Video Game Improves Amblyopia in Children
From McGill University in Montreal and the Retina Foundation of the Southwest in Dallas is a new video game aimed at improving amblyopia in children: Monster Burners.
Amblyopia affects 2% to 4% of children in the United States. The most common form of treatment is an eye patch, in which patients wear a patch over their strong eye to force the weak one to strengthen. Unfortunately, patches may be uncomfortable and bulky, and do not help the eyes to work together. Because of this, researchers from McGill University and the Retina Foundation of the Southwest explored ways the brain can integrate images from the strong and weak eyes. The result of this exploration was Monster Burners.
The video game is iPad compatible and played while wearing special glasses. Versions are customizable for patients. One test patient used a two-color version of the game, in which the lens for her weaker eye was green and the lens for her stronger eye was red. The red lens prevented her from seeing red images on the screen, whereas the green lens allowed her to see dark images on the screen. These two lenses force the brain to put the information from each together as a complete image.

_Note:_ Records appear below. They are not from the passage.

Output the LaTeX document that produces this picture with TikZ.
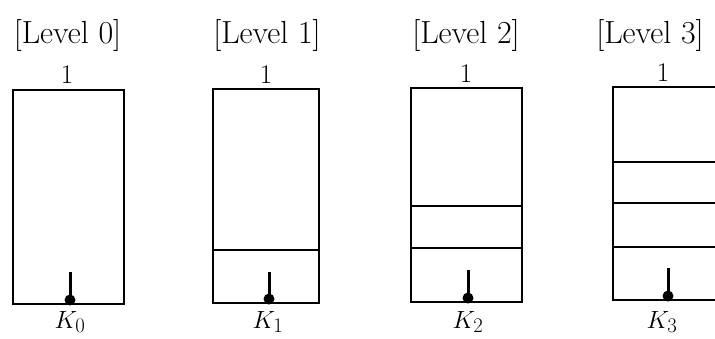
\documentclass[tikz,border=0pt]{standalone}
\begin{document}
\begin{tikzpicture}[x=1pt,y=-1pt,
  box/.style={draw,line width=2.2pt,minimum width=#1,minimum height=214pt,inner sep=0pt,anchor=center},
  divider/.style={line width=2.8pt},
  stem/.style={line width=3pt},
  dotk/.style={circle,fill,inner sep=0pt,minimum size=11pt},
  lvl/.style={font=\fontsize{32}{38}\selectfont,anchor=base,inner sep=0pt},
  one/.style={font=\fontsize{27}{32}\selectfont,anchor=base,inner sep=0pt},
  klab/.style={font=\fontsize{28}{33}\selectfont,anchor=base,inner sep=0pt}]
\clip (0,0) rectangle (715,338);
% boxes
\node[box=111pt] (b0) at (68.5,197) {};
\node[box=106pt] (b1) at (266,196) {};
\node[box=111pt] (b2) at (466.5,195) {};
\node[box=110pt,minimum height=213pt] (b3) at (668,193.5) {};
% labels
\node[lvl] (l0) at (67.5,43) {[Level 0]};
\node[lvl] (l1) at (267,43) {[Level 1]};
\node[lvl] (l2) at (466,43) {[Level 2]};
\node[lvl] (l3) at (650,43) {[Level 3]};
\node[one] (o0) at (67,83) {1};
\node[one] (o1) at (266,83) {1};
\node[one] (o2) at (466,82) {1};
\node[one] (o3) at (663,81) {1};
\node[klab] (k0) at (70,328) {$K_0$};
\node[klab] (k1) at (268,328) {$K_1$};
\node[klab] (k2) at (468,328) {$K_2$};
\node[klab] (k3) at (662,328) {$K_3$};
% dividers
\draw[divider] (b1.west |- 0,250) -- (b1.east |- 0,250);
\draw[divider] (b2.west |- 0,206) -- (b2.east |- 0,206);
\draw[divider] (b2.west |- 0,248) -- (b2.east |- 0,248);
\draw[divider] (b3.west |- 0,162) -- (b3.east |- 0,162);
\draw[divider] (b3.west |- 0,203) -- (b3.east |- 0,203);
\draw[divider] (b3.west |- 0,247) -- (b3.east |- 0,247);
% stems and dots
\node[dotk] (d0) at (70,300) {};
\node[dotk] (d1) at (269,299) {};
\node[dotk] (d2) at (468,298) {};
\node[dotk] (d3) at (668,296) {};
\coordinate (t0) at (70,272);
\coordinate (t1) at (269,272);
\coordinate (t2) at (468,270);
\coordinate (t3) at (668,268);
\draw[stem] (t0) -- (d0.center);
\draw[stem] (t1) -- (d1.center);
\draw[stem] (t2) -- (d2.center);
\draw[stem] (t3) -- (d3.center);
\end{tikzpicture}
\end{document}
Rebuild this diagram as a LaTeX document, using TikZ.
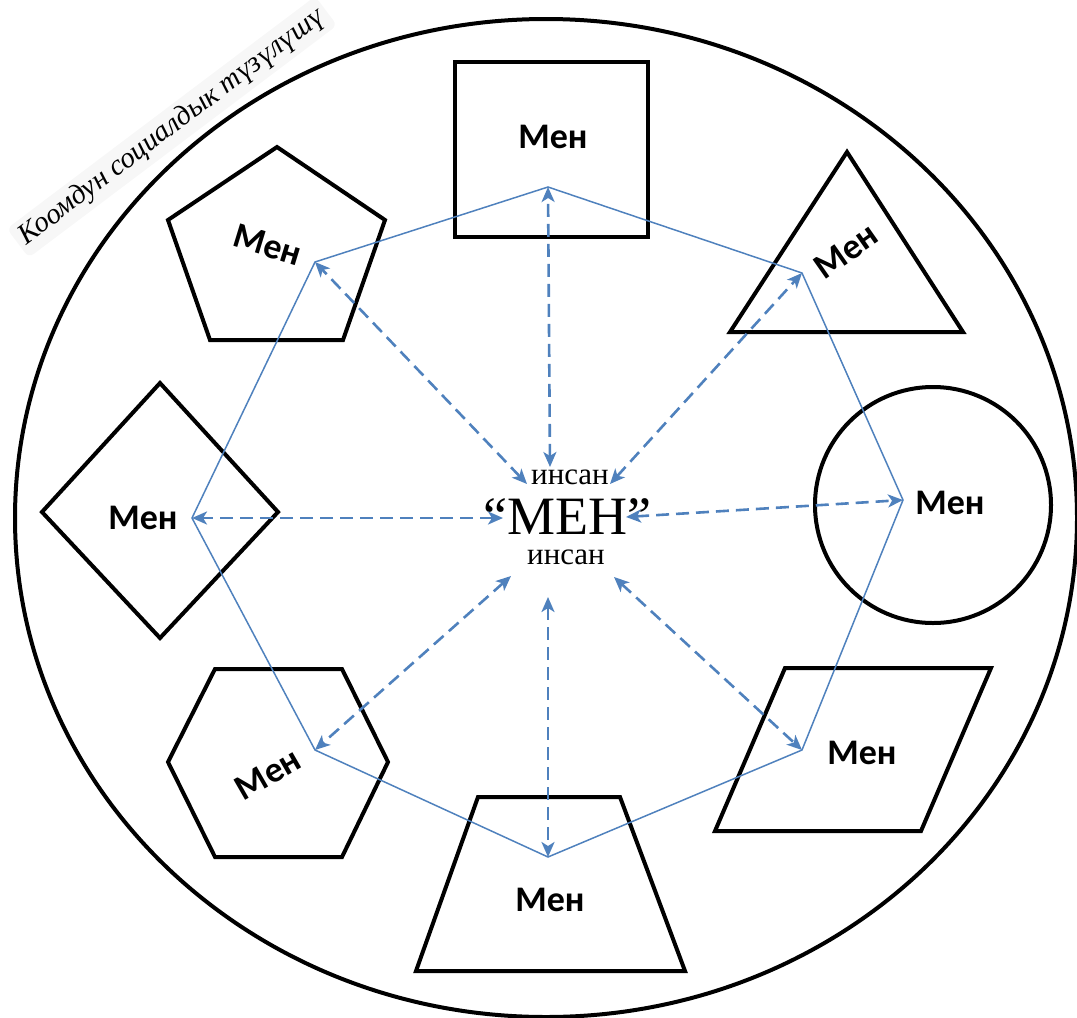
\documentclass[tikz,border=0pt]{standalone}
\usepackage{fontspec}
\setmainfont{Liberation Serif}
\newfontfamily\menfont{Carlito}
\usetikzlibrary{arrows.meta}
\definecolor{hubblue}{RGB}{79,129,189}
\begin{document}
\begin{tikzpicture}[x=1pt,y=-1pt,
  shapeline/.style={draw=black,line width=4pt,line join=miter},
  menlabel/.style={font=\menfont\bfseries\fontsize{36}{42}\selectfont,inner sep=0pt},
  ring/.style={draw=hubblue,line width=1.5pt,line join=miter},
  dasharrow/.style={draw=hubblue,line width=2.6pt,dash pattern=on 13pt off 7pt,
    {Stealth[length=15pt,width=13pt,inset=4pt]}-{Stealth[length=15pt,width=13pt,inset=4pt]}},
  centertext/.style={inner sep=0pt}]
\useasboundingbox (0,0) rectangle (1077,1018);
% outer ellipse
\draw[line width=4pt] (546,518) ellipse [x radius=531, y radius=499];
% title
\node[fill=black!3,rounded corners=6pt,rotate=37,inner sep=5pt,
  font=\itshape\fontsize{29}{33}\selectfont] (title) at (172,127) {Коомдун социалдык түзүлүшү};
% shapes
\draw[shapeline] (455,62) rectangle (648,237);
\draw[shapeline] (847,152) -- (963,332) -- (730,332) -- cycle;
\draw[shapeline] (933,505) circle [radius=118];
\draw[shapeline] (785,668) -- (991,668) -- (921,831) -- (715,831) -- cycle;
\draw[shapeline] (478,797) -- (620,797) -- (685,971) -- (416,971) -- cycle;
\draw[shapeline] (215,669) -- (342,669) -- (388,762) -- (342,857) -- (215,857) -- (168,762) -- cycle;
\draw[shapeline] (160,383) -- (278,512) -- (160,638) -- (42,512) -- cycle;
\draw[shapeline] (277,147) -- (385,220) -- (343,340) -- (210,340) -- (168,220) -- cycle;
% labels
\node[menlabel] (mSq) at (553,137) {Мен};
\node[menlabel,rotate=35] (mTri) at (846,251) {Мен};
\node[menlabel] (mCir) at (950,503) {Мен};
\node[menlabel] (mPar) at (862,753) {Мен};
\node[menlabel] (mTrap) at (550,900) {Мен};
\node[menlabel,rotate=30] (mHex) at (268,774) {Мен};
\node[menlabel] (mDia) at (143,518) {Мен};
\node[menlabel,rotate=-17] (mPen) at (268,245) {Мен};
% centre text
\node[centertext,font=\fontsize{31}{36}\selectfont] (insanT) at (570,477) {инсан};
\node[centertext,font=\fontsize{54}{60}\selectfont] (men) at (567,517) {“МЕН”};
\node[centertext,font=\fontsize{31}{36}\selectfont] (insanB) at (566,557) {инсан};
% hub points
\coordinate (hT) at (548,187);
\coordinate (hTR) at (802,273);
\coordinate (hR) at (903,500);
\coordinate (hBR) at (802,750);
\coordinate (hB) at (548,857);
\coordinate (hBL) at (315,750);
\coordinate (hL) at (192,518);
\coordinate (hTL) at (315,262);
% centre ends
\coordinate (cT) at (550,467);
\coordinate (cTR) at (610,484);
\coordinate (cR) at (626,517);
\coordinate (cBR) at (614,577);
\coordinate (cB) at (548,597);
\coordinate (cBL) at (511,576);
\coordinate (cL) at (503,518);
\coordinate (cTL) at (527,484);
% ring
\draw[ring] (hT) -- (hTR) -- (hR) -- (hBR) -- (hB) -- (hBL) -- (hL) -- (hTL) -- cycle;
% arrows
\draw[dasharrow] (cT) -- (hT);
\draw[dasharrow] (cTR) -- (hTR);
\draw[dasharrow] (cR) -- (hR);
\draw[dasharrow] (cBR) -- (hBR);
\draw[dasharrow] (cB) -- (hB);
\draw[dasharrow] (cBL) -- (hBL);
\draw[dasharrow] (cL) -- (hL);
\draw[dasharrow] (cTL) -- (hTL);
\end{tikzpicture}
\end{document}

The game keeps score, which indicates whether a player’s vision is improving. If getting better, the game becomes more difficult with each session. The test patient was prescribed a play time of 1 hour per day, 5 days per week. Hundreds of other children have completed the program and, after 8 weeks (testing every 2 weeks), their vision improved. Specifically, they could see two more lines on a vision chart, which was a better result than previously seen with patch use.
The researchers are now looking to acquire FDA approval for the game, but this may take years.